Martin Schulz wird jetzt einen „NRW-Effekt“ spüren

Armin Laschet ist die Sensation gelungen. Er hatte nichts zu verlieren und hat alles gewonnen. Noch vor wenigen Wochen hätte wohl kaum ein Mitglied seiner eigenen Partei ihm zugetraut, dass er Kraft gefährlich werden kann. Die Option für die Regierungsbildung ist nicht eindeutig, aber eine große Koalition ist wahrscheinlich. Wenn es dazu käme, muss die SPD aufpassen, dass sie nicht im Schatten der CDU weiter verkümmert.

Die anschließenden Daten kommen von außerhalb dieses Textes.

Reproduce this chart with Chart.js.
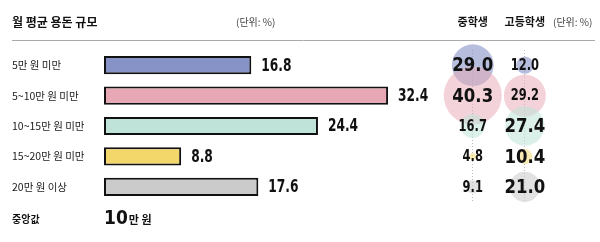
<!DOCTYPE html>
<html>
<head>
<meta charset="utf-8">
<script src="https://cdn.jsdelivr.net/npm/chart.js@4"></script>
<style>
  html, body { margin: 0; padding: 0; background: #fff; }
  #wrap { width: 600px; height: 242px; }
</style>
</head>
<body>
<div id="wrap"><canvas id="myChart" width="600" height="242"></canvas></div>
<script>
// 데이터
const categories = ['5만 원 미만', '5~10만 원 미만', '10~15만 원 미만', '15~20만 원 미만', '20만 원 이상'];
const overall = [16.8, 32.4, 24.4, 8.8, 17.6];
const middleSchool = [29.0, 40.3, 16.7, 4.8, 9.1];
const highSchool = [12.0, 29.2, 27.4, 10.4, 21.0];
const groups = ['중학생', '고등학생'];
const medianValue = '10';

const barColors = ['#8793c6', '#e8a7b4', '#bfe3d9', '#f3d76a', '#cbcbcb'];
const bubbleColors = ['rgba(135,147,198,0.6)', 'rgba(232,167,180,0.5)', 'rgba(191,227,217,0.55)',
                      'rgba(243,215,106,0.5)', 'rgba(203,203,203,0.55)'];

const numFont = '"DejaVu Sans Condensed", "DejaVu Sans", sans-serif';
const krFont = '"Noto Sans CJK KR", "Noto Sans", sans-serif';

function bubblePoints(values, col) {
    return values.map((v, i) => ({ x: col, y: categories[i], r: v * 0.72 }));
}

// 좁은 숫자 글꼴 흉내 (가로로 눌러서 그림)
function narrowText(c, txt, x, y, sx, align) {
    c.save();
    c.translate(x, y);
    c.scale(sx, 1);
    c.textAlign = align;
    c.fillText(txt, 0, 0);
    c.restore();
}

// 머리글, 값 라벨 그리기
const textPlugin = {
    id: 'texts',
    afterDatasetsDraw(chart) {
        const c = chart.ctx;
        const x2 = chart.scales.x2;
        c.save();
        c.fillStyle = '#111';
        c.textBaseline = 'middle';

        // 막대 값
        c.font = 'bold 17px ' + numFont;
        chart.getDatasetMeta(0).data.forEach((bar, i) => {
            narrowText(c, overall[i].toFixed(1), bar.x + 10, bar.y + 1, 0.8, 'left');
        });

        // 버블 값
        [middleSchool, highSchool].forEach((vals, d) => {
            const other = d === 0 ? highSchool : middleSchool;
            chart.getDatasetMeta(d + 1).data.forEach((pt, i) => {
                const big = vals[i] > other[i];
                c.font = 'bold ' + (big ? 20 : 15) + 'px ' + numFont;
                narrowText(c, vals[i].toFixed(1), pt.x, pt.y + 1, big ? 0.92 : 0.85, 'center');
            });
        });

        // 제목
        c.textAlign = 'left';
        c.font = 'bold 12px ' + krFont;
        c.fillText('월 평균 용돈 규모', 12, 22);
        c.font = '10px ' + krFont;
        c.fillStyle = '#444';
        c.fillText('(단위: %)', 236, 22);

        c.fillStyle = '#111';
        c.textAlign = 'center';
        c.font = 'bold 11px ' + krFont;
        groups.forEach((g, i) => c.fillText(g, x2.getPixelForValue(i), 22));
        c.textAlign = 'left';
        c.font = '10px ' + krFont;
        c.fillStyle = '#444';
        c.fillText('(단위: %)', 553, 22);

        // 구분선
        c.strokeStyle = '#aaa';
        c.lineWidth = 1;
        c.beginPath();
        c.moveTo(12, 40.5);
        c.lineTo(595, 40.5);
        c.stroke();

        // 중앙값
        c.fillStyle = '#111';
        c.font = 'bold 10px ' + krFont;
        c.fillText('중앙값', 12, 219);
        c.font = 'bold 19px ' + numFont;
        c.fillText(medianValue, chart.chartArea.left, 219);
        const w = c.measureText(medianValue).width;
        c.font = 'bold 11px ' + krFont;
        c.fillText('만 원', chart.chartArea.left + w + 1, 220);
        c.restore();
    }
};

const ctx = document.getElementById('myChart').getContext('2d');
const myChart = new Chart(ctx, {
    data: {
        labels: categories,
        datasets: [{
            type: 'bar',
            indexAxis: 'y',
            grouped: false,
            data: overall,
            backgroundColor: barColors,
            borderColor: '#111',
            borderWidth: 2,
            borderSkipped: false,
            categoryPercentage: 1,
            barPercentage: 0.6,
            xAxisID: 'x',
            yAxisID: 'y'
        }, {
            type: 'bubble',
            data: bubblePoints(middleSchool, 0),
            backgroundColor: bubbleColors,
            borderWidth: 0,
            clip: false,
            xAxisID: 'x2',
            yAxisID: 'y'
        }, {
            type: 'bubble',
            data: bubblePoints(highSchool, 1),
            backgroundColor: bubbleColors,
            borderWidth: 0,
            clip: false,
            xAxisID: 'x2',
            yAxisID: 'y'
        }]
    },
    options: {
        responsive: false,
        animation: false,
        layout: { autoPadding: false, padding: { left: 12, right: 5, top: 50, bottom: 40 } },
        plugins: { legend: { display: false }, tooltip: { enabled: false } },
        scales: {
            y: {
                type: 'category',
                axis: 'y',
                position: 'left',
                grid: { display: false },
                border: { display: false },
                ticks: { crossAlign: 'far', color: '#1a1a1a', font: { family: krFont, size: 10.5 } },
                afterFit: (axis) => { axis.width = 92; }
            },
            x: {
                type: 'linear',
                axis: 'x',
                min: 0,
                max: 56,
                display: false
            },
            x2: {
                type: 'linear',
                axis: 'x',
                position: 'bottom',
                min: -7.077,
                max: 2.346,
                afterBuildTicks: (axis) => { axis.ticks = [{ value: 0 }, { value: 1 }]; },
                grid: { color: '#bbb', tickLength: 0, drawTicks: false },
                border: { display: false, dash: [1, 2] },
                ticks: { display: false }
            }
        }
    },
    plugins: [textPlugin]
});
</script>
</body>
</html>
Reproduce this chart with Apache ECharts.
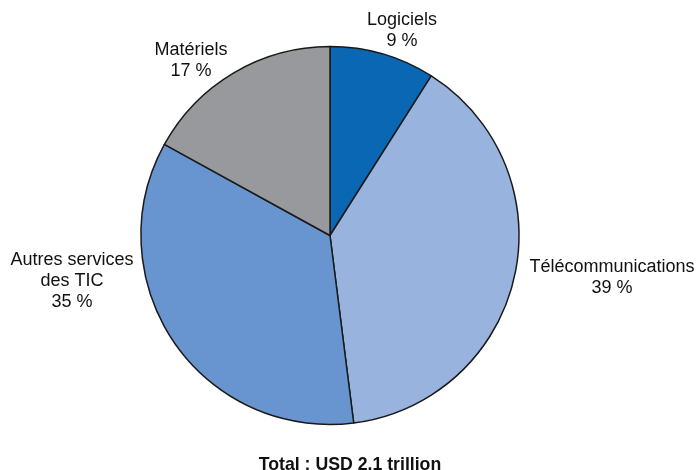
<!DOCTYPE html>
<html>
<head>
<meta charset="utf-8">
<script src="https://cdn.jsdelivr.net/npm/echarts@6/dist/echarts.min.js"></script>
<style>
  html, body { margin: 0; padding: 0; background: #ffffff; }
  #chart { width: 700px; height: 470px; }
</style>
</head>
<body>
<div id="chart"></div>
<script>
// ICT market shares, clockwise from 12 o'clock
const categories = ['Logiciels', 'Télécommunications', 'Autres services\ndes TIC', 'Matériels'];
const shares = [9, 39, 35, 17];
const totalLabel = 'Total : USD 2.1 trillion';

const sliceColors = ['#0a67b4', '#98b3dd', '#6894cf', '#98999c'];
// Centre of each label block, in pixels
const labelAnchors = [[402, 31], [612, 278], [72, 281], [191, 61]];

const chart = echarts.init(document.getElementById('chart'), null, { renderer: 'canvas' });

chart.setOption({
  animation: false,
  backgroundColor: '#ffffff',
  title: {
    text: totalLabel,
    left: 'center',
    top: 451,
    textStyle: {
      fontFamily: 'Liberation Sans, Arial, sans-serif',
      fontSize: 17.7,
      fontWeight: 'bold',
      color: '#111111'
    }
  },
  series: [{
    type: 'pie',
    center: [330, 235.5],
    radius: [0, 189],
    startAngle: 90,
    clockwise: true,
    avoidLabelOverlap: false,
    itemStyle: { borderColor: '#1a1a1a', borderWidth: 1.5 },
    label: {
      show: true,
      position: 'outside',
      formatter: function (p) { return p.name + '\n' + p.value + ' %'; },
      fontFamily: 'Liberation Sans, Arial, sans-serif',
      fontSize: 18,
      lineHeight: 21,
      color: '#111111'
    },
    labelLine: { show: false },
    labelLayout: function (params) {
      const a = labelAnchors[params.dataIndex];
      return { x: a[0], y: a[1], align: 'center', verticalAlign: 'middle' };
    },
    emphasis: { disabled: true },
    data: categories.map(function (name, i) {
      return { name: name, value: shares[i], itemStyle: { color: sliceColors[i] } };
    })
  }]
});
</script>
</body>
</html>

Mit Blick auf die Bundestagswahl kommen auf Martin Schulz und seine SPD harte Zeiten zu. Es bleiben 133 Tage, in denen Schulz weitestgehend auf sich alleine gestellt ist. Er wird in seinem Wahlkampf die Ergebnisse der Landtagswahlen verdrängen und dennoch einen „NRW-Effekt“ spüren: Es wird jetzt noch schwieriger.

Zusätzlich zu den Niederlagen trägt er die Last der Fehler, die er selbst begangen hat: Dass der Schulz-Effekt ein Strohfeuer war, ist mit seine Schuld. Er hat es zugelassen, dass ein Hype um ihn als Person entstanden ist. Wenn in einer solchen Phase des Personenkults aber drei Landtagswahlen verloren gehen, dann ist man als Kandidat entzaubert.

Wenn man heute darauf wetten sollte, ob eher die Würzburger Kickers den Klassenhalt schaffen, oder Martin Schulz ins Kanzleramt einzieht – die Kickers wären wohl immer noch der sicherere Tipp.